WRITTEN PROBLEM ::
Reproduce, character for character, the lines below from the first through the one with "priceTicks = [0.5,1,2,5,10,20,50,100,200,500,1000,2000,5000];". Leave pictures out.

SOURCE MATERIAL ::
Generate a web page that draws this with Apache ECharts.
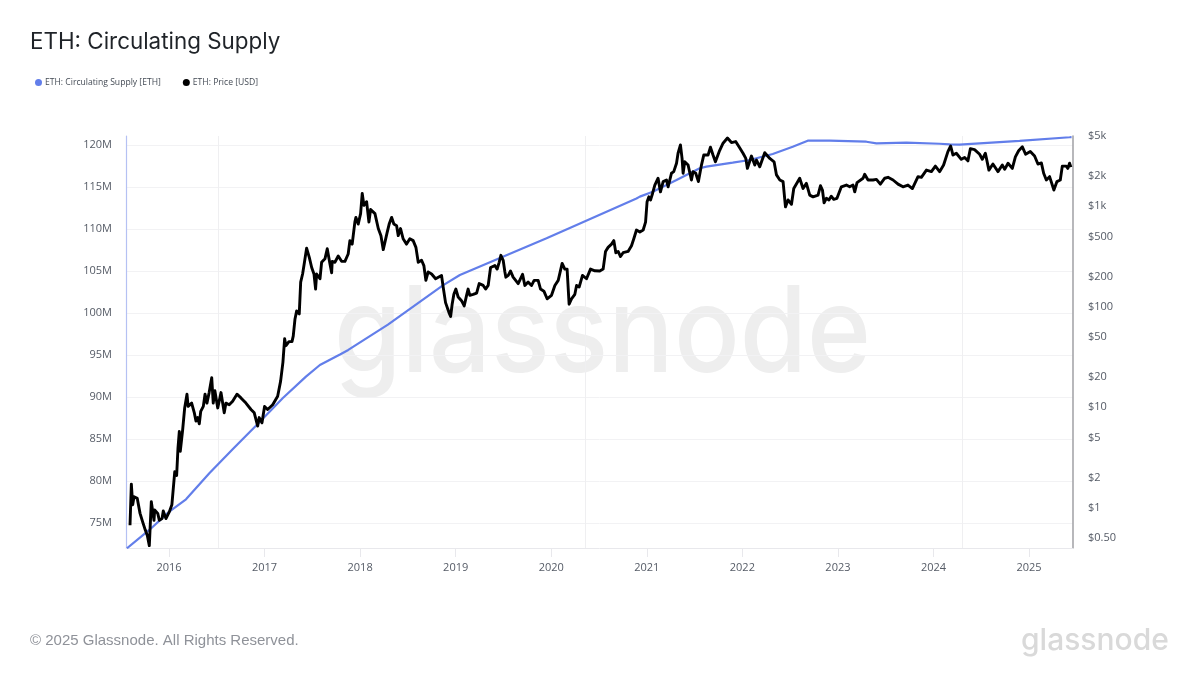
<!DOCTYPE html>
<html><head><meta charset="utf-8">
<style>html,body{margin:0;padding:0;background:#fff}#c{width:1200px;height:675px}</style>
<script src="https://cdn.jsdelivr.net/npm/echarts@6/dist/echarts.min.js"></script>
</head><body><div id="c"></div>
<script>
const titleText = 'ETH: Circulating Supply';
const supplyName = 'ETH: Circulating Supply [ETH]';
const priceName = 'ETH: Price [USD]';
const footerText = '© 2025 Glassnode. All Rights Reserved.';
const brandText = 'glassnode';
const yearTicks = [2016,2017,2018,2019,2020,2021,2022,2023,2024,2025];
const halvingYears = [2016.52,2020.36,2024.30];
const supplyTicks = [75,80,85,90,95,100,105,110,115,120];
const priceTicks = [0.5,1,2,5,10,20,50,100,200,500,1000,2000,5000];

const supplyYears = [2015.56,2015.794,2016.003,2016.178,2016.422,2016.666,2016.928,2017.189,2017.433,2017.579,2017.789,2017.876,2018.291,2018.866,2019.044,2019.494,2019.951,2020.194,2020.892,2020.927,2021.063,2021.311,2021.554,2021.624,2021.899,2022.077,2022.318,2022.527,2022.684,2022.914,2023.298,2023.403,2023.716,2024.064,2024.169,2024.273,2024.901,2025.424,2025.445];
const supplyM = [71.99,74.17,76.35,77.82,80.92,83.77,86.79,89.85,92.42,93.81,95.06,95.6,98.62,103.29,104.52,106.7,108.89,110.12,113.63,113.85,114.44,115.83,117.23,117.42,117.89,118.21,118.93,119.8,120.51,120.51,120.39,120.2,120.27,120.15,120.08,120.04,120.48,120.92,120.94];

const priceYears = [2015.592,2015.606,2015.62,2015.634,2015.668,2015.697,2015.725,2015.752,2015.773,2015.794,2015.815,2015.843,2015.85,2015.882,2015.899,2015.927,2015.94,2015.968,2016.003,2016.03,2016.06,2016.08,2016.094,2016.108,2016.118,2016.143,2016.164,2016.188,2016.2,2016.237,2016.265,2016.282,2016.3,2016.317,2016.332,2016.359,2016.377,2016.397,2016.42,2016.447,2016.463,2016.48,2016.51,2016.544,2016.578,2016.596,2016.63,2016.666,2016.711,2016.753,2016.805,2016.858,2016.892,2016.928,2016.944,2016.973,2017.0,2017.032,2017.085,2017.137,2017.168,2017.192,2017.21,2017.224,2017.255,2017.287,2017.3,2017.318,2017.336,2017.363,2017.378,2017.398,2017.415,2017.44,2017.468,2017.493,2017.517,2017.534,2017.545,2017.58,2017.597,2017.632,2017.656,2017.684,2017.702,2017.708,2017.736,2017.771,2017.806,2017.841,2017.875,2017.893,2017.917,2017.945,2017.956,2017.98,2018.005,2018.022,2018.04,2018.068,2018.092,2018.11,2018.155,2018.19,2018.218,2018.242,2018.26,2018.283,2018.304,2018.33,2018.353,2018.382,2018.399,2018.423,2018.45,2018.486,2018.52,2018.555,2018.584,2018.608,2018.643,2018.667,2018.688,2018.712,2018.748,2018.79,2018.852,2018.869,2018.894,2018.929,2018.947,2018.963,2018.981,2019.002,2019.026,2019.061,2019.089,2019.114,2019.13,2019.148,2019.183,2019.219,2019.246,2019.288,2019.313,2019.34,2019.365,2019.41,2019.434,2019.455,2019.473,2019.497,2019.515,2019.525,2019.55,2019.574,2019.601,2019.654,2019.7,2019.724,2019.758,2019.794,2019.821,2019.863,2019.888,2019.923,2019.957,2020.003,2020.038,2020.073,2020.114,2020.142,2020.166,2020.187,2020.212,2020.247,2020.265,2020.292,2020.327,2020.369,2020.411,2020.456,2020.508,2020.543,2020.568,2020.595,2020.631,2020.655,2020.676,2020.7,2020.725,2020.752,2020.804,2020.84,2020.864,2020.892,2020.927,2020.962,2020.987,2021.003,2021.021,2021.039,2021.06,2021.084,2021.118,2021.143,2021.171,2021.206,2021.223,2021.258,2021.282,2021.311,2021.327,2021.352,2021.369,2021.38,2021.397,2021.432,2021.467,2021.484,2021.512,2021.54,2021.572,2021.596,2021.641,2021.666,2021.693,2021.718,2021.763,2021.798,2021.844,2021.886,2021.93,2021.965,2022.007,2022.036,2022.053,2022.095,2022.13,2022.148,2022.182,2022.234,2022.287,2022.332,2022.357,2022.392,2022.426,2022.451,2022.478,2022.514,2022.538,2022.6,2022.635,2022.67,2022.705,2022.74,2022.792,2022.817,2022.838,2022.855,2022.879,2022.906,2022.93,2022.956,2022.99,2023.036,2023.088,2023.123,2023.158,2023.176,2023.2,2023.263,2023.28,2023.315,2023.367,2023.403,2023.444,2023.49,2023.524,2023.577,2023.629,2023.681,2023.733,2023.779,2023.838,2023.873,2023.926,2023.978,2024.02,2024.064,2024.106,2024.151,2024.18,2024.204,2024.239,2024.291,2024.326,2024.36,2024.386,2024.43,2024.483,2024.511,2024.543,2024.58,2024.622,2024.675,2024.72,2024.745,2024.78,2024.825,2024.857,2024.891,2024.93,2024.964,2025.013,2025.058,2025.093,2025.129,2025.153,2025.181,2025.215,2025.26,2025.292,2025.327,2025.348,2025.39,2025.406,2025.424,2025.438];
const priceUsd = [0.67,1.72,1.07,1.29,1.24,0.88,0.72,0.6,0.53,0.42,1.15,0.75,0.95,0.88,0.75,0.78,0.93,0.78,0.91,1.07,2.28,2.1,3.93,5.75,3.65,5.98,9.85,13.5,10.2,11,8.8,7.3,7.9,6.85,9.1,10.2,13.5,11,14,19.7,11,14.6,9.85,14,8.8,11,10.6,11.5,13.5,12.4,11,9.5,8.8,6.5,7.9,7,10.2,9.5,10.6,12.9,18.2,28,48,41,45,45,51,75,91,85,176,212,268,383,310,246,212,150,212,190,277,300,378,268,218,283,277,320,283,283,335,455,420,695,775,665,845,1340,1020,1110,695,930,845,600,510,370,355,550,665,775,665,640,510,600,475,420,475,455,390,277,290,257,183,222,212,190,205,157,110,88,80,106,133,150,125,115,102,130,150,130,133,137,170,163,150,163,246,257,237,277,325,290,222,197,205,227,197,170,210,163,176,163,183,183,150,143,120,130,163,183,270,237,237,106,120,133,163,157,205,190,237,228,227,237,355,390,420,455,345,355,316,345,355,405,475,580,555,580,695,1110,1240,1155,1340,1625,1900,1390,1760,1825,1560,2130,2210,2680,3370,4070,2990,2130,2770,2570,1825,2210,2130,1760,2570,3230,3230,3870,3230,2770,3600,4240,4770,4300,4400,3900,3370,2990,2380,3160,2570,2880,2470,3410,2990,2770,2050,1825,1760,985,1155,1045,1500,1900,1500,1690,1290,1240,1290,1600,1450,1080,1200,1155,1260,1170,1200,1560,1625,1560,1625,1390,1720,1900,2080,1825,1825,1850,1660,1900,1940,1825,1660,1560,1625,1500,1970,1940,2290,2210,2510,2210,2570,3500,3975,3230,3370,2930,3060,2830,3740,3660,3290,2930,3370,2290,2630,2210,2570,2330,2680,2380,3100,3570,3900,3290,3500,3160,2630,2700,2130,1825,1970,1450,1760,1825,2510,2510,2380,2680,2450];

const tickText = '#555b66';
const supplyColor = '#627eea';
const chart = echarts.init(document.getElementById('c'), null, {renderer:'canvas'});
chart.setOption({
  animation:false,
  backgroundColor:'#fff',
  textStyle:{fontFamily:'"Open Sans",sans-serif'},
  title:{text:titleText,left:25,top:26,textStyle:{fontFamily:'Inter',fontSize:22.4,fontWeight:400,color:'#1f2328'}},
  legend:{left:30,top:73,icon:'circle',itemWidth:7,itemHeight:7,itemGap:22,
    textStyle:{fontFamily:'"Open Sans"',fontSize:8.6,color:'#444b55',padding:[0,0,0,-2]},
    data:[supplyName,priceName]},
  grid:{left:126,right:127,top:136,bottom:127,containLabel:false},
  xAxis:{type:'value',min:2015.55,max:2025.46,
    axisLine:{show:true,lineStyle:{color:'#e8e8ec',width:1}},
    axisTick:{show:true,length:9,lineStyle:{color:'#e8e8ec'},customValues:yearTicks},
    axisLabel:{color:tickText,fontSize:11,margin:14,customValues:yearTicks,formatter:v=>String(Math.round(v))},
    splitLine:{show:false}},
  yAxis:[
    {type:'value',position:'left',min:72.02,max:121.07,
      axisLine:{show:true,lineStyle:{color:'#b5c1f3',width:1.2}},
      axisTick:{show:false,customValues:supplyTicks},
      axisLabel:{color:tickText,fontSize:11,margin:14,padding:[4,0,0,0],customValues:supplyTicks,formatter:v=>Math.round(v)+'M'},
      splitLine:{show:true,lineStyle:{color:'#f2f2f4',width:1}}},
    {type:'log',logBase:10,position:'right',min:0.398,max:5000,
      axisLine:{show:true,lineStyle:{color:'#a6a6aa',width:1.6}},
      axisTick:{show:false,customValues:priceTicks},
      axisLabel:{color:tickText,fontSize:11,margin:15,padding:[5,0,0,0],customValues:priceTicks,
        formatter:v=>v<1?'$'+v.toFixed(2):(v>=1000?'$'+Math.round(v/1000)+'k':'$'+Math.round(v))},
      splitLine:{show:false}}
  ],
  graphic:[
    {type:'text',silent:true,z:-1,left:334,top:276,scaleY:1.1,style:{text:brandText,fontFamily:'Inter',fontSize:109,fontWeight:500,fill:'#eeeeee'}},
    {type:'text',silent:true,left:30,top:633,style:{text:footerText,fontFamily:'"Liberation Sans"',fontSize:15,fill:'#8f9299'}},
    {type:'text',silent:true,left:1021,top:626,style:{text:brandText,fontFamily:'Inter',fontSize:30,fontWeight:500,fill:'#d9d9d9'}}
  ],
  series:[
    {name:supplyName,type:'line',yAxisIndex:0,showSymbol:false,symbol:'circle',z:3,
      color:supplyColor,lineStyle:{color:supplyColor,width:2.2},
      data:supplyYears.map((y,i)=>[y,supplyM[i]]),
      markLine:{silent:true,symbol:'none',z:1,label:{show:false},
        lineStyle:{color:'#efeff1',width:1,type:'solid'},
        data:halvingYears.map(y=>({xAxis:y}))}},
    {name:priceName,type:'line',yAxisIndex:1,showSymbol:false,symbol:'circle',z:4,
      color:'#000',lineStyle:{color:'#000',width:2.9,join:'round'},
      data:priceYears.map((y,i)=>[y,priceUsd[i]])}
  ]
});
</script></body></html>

EXERCISE RESULT ::
Generate a web page that draws this with Apache ECharts.
<!DOCTYPE html>
<html><head><meta charset="utf-8">
<style>html,body{margin:0;padding:0;background:#fff}#c{width:1200px;height:675px}</style>
<script src="https://cdn.jsdelivr.net/npm/echarts@6/dist/echarts.min.js"></script>
</head><body><div id="c"></div>
<script>
const titleText = 'ETH: Circulating Supply';
const supplyName = 'ETH: Circulating Supply [ETH]';
const priceName = 'ETH: Price [USD]';
const footerText = '© 2025 Glassnode. All Rights Reserved.';
const brandText = 'glassnode';
const yearTicks = [2016,2017,2018,2019,2020,2021,2022,2023,2024,2025];
const halvingYears = [2016.52,2020.36,2024.30];
const supplyTicks = [75,80,85,90,95,100,105,110,115,120];
const priceTicks = [0.5,1,2,5,10,20,50,100,200,500,1000,2000,5000];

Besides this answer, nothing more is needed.